S3 is really handy for server backups and at $0.023/GB/month it’s incredibly cost-effective.

However the default way most people use it is to simply spray their data directly into an S3 bucket from the machine they’re backing up. This works fine right up until you get hacked by someone malicious who then has the ability to trash all of your backups from the machine that has access to the bucket.

Enter lambda, Amazon’s magic function-in-the-sky service that allows you to do serverless computation.

This post describes how to secure your backups using a lambda function.

Scenario: a server that creates tarball backups overnight of around 5GB and hourly SQL snapshots that are around ~250MB.

We will create two S3 buckets - backups1 and backups2.

The server will have write access to backups1 but no access to backups2.

The process the backups will follow is:

  1. The server will execute its backup and write a file to backups1 called backup.tar.gz.gpg. This might be done with a cron job along the lines of:

/bin/tar -cP /data | /bin/gzip | /usr/bin/gpg –no-use-agent –no-tty –passphrase-file /root/key –cipher-algo AES256 -c | /usr/local/bin/s3cmd put - s3://backups1/backup.tar.gz.gpg

  1. Any writes to the backups1 bucket will trigger this lambda function:

  1. The lambda function checks the name of the uploaded object. If it’s backup.tar.gz.gpg it will check for a file in the backups2 bucket called {YYYY-mm-dd}.tar.gz.gpg. If the file doesn’t exist then it will move backup.tar.gz.gpg from backups1 to backups2 using the timestamped filename. If it already exists it will do nothing - this prevents backups from being overwritten once created.

  2. The lambda function also handles hourly sql snapshots - if the uploaded file is called sql.gz.gpg it will look for an object called {YYYY-mm-dd}.{HH}.sql.gz.gpg. Again if the file doesn’t exist it will move the uploaded file to backups2 using the timestamped name.

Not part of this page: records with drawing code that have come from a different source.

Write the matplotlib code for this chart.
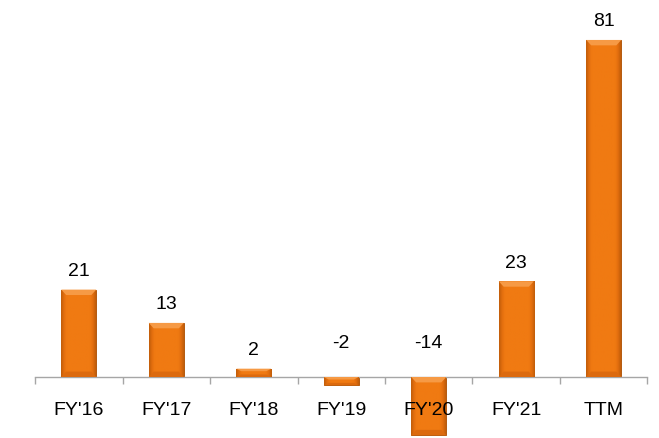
import numpy as np
import matplotlib
matplotlib.use('Agg')
import matplotlib.pyplot as plt
from matplotlib.colors import LinearSegmentedColormap

categories = ["FY'16", "FY'17", "FY'18", "FY'19", "FY'20", "FY'21", "TTM"]
values = [21, 13, 2, -2, -14, 23, 81]

plt.rcParams['font.family'] = ['Liberation Sans', 'DejaVu Sans']

fig = plt.figure(figsize=(6.59, 4.38), dpi=100)
ax = fig.add_axes([35 / 659, 0, 612.5 / 659, 1])

x = np.arange(len(categories))
bars = ax.bar(x, values, width=0.4, color='#F07A12', edgecolor='#B35A10', linewidth=0.7, zorder=2)

# bevel-ish shading: thin dark sides, flat orange middle
cmap = LinearSegmentedColormap.from_list(
    'bev', [(0, '#C25E0A'), (0.08, '#E26E0E'), (0.16, '#F07A12'),
            (0.84, '#F07A12'), (0.92, '#E26E0E'), (1, '#C25E0A')])
grad = np.linspace(0, 1, 64).reshape(1, -1)
for b in bars:
    x0, y0 = b.get_x(), b.get_y()
    w, h = b.get_width(), b.get_height()
    im = ax.imshow(grad, cmap=cmap, aspect='auto', extent=(x0, x0 + w, y0, y0 + h),
                   zorder=3, interpolation='bilinear')
    im.set_clip_path(b)
    top = max(y0, y0 + h)
    bot = min(y0, y0 + h)
    th = min(1.3, abs(h) * 0.3)
    ax.fill([x0, x0 + w, x0 + w * 0.86, x0 + w * 0.14], [top, top, top - th, top - th],
            color='#F69A45', zorder=4, lw=0)
    ax.fill([x0, x0 + w, x0 + w * 0.86, x0 + w * 0.14], [bot, bot, bot + th, bot + th],
            color='#DC6A0E', zorder=4, lw=0)
ax.set_xlim(-0.5, 6.5)
ax.set_ylim(-14.66, 90.6)

for xi, v in zip(x, values):
    if v >= 0:
        ax.annotate(str(v), (xi, v), xytext=(0, 7), textcoords='offset points',
                    ha='center', va='bottom', fontsize=14)
    else:
        ax.annotate(str(v), (xi, 0), xytext=(0, 18), textcoords='offset points',
                    ha='center', va='bottom', fontsize=14)

for s in ['top', 'right', 'left']:
    ax.spines[s].set_visible(False)
ax.spines['bottom'].set_position(('data', 0))
ax.spines['bottom'].set_color('#A6A6A6')
ax.spines['bottom'].set_linewidth(1.0)
ax.set_yticks([])
ax.set_xticks(x)
ax.set_xticklabels(categories, fontsize=14)
ax.tick_params(axis='x', which='major', length=0, pad=18)
ax.set_xticks(np.arange(-0.5, 7, 1), minor=True)
ax.tick_params(axis='x', which='minor', length=5, color='#A6A6A6', width=1.0)
ax.xaxis.set_zorder(10)

fig.savefig('out.png', dpi=100)
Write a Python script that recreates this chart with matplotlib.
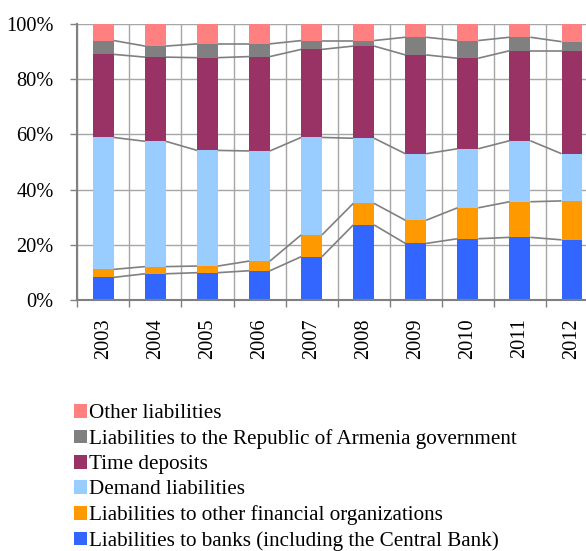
import matplotlib
matplotlib.use("Agg")
import matplotlib.pyplot as plt
from matplotlib.patches import Patch
import numpy as np

plt.rcParams['font.family'] = ['Liberation Serif', 'DejaVu Serif']

years = ["2003", "2004", "2005", "2006", "2007", "2008", "2009", "2010", "2011", "2012"]
banks = [8.2, 9.5, 9.9, 10.6, 15.7, 27.2, 20.5, 22.2, 22.7, 21.8]
other_fin = [2.9, 2.6, 2.4, 3.5, 7.9, 7.8, 8.4, 11.2, 12.9, 14.1]
demand = [47.8, 45.4, 41.9, 39.9, 35.3, 23.6, 24.1, 21.4, 22.1, 17.1]
time_dep = [30.1, 30.5, 33.6, 34.2, 31.9, 33.4, 35.8, 32.8, 32.6, 37.3]
government = [5.0, 4.0, 5.0, 4.6, 3.2, 2.0, 6.4, 6.4, 4.9, 3.3]
other_liab = [6.0, 8.0, 7.2, 7.2, 6.0, 6.0, 4.8, 6.0, 4.8, 6.4]

series = [
    ("Liabilities to banks (including the Central Bank)", banks, "#3366FF"),
    ("Liabilities to other financial organizations", other_fin, "#FF9900"),
    ("Demand liabilities", demand, "#99CCFF"),
    ("Time deposits", time_dep, "#993366"),
    ("Liabilities to the Republic of Armenia government", government, "#808080"),
    ("Other liabilities", other_liab, "#FF8080"),
]

fig = plt.figure(figsize=(5.86, 5.51), dpi=100)
ax = fig.add_axes([77.3 / 586, (551 - 300) / 551, (598 - 77.3) / 586, 276 / 551])

x = np.arange(len(years))
w = 0.40
data = np.array([s[1] for s in series], dtype=float)
totals = data.sum(axis=0)
pct = data / totals * 100
bottom = np.zeros(len(years))
tops = []
handles = []
for (name, vals, col), p in zip(series, pct):
    ax.bar(x, p, w, bottom=bottom, color=col, zorder=3, linewidth=0)
    bottom = bottom + p
    tops.append(bottom.copy())
    handles.append(Patch(facecolor=col, edgecolor='none', label=name))

# series lines
for t in tops[:-1]:
    for i in range(len(years) - 1):
        ax.plot([x[i] + w / 2, x[i + 1] - w / 2], [t[i], t[i + 1]],
                color="#808080", lw=1.2, zorder=4, solid_capstyle='butt')

ax.set_xlim(-0.5, len(years) - 0.5)
ax.set_ylim(0, 100)
ax.set_yticks(np.arange(0, 101, 20))
ax.set_yticklabels([f"{v}%" for v in range(0, 101, 20)], fontsize=14.7)
ax.set_xticks(x)
ax.set_xticklabels(years, rotation=90, fontsize=14.7)
ax.set_xticks(np.arange(-0.5, len(years), 1.0), minor=True)
ax.tick_params(axis='x', which='major', length=0, pad=13)
ax.tick_params(axis='x', which='minor', length=5, width=1, color="#808080", direction='out')
ax.tick_params(axis='y', which='major', length=5, width=1, color="#808080", direction='out', pad=12)

ax.grid(axis='y', which='major', color="#A6A6A6", lw=1, zorder=0)
ax.grid(axis='x', which='minor', color="#A6A6A6", lw=1, zorder=0)
for s in ['top', 'right']:
    ax.spines[s].set_visible(False)
for s in ['left', 'bottom']:
    ax.spines[s].set_color("#808080")
    ax.spines[s].set_linewidth(1.5)
    ax.spines[s].set_zorder(5)

leg = fig.legend(handles=handles[::-1], loc='upper left',
                 bbox_to_anchor=(74 / 586, 1 - 404 / 551), frameon=False,
                 fontsize=15.2, handlelength=0.62, handleheight=0.62,
                 handletextpad=0.1, labelspacing=0.28, borderaxespad=0, borderpad=0)

fig.savefig("out.png", dpi=100)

Because the filenames are determined by the lambda function which cannot be changed by the server, an attacker breaking into the server has no way to destroy any previously created backups. This is a lot more secure than simply writing the data straight into S3 from a server that has full access to the target bucket.

Note that because the backup archives are written based on timestamps you must set the timezone in the lambda function to the timezone of your server to avoid issues.

You will probably also want to create a lifecycle policy for your backups2 bucket to delete the backups after a certain time period or archive them to glacier long term storage.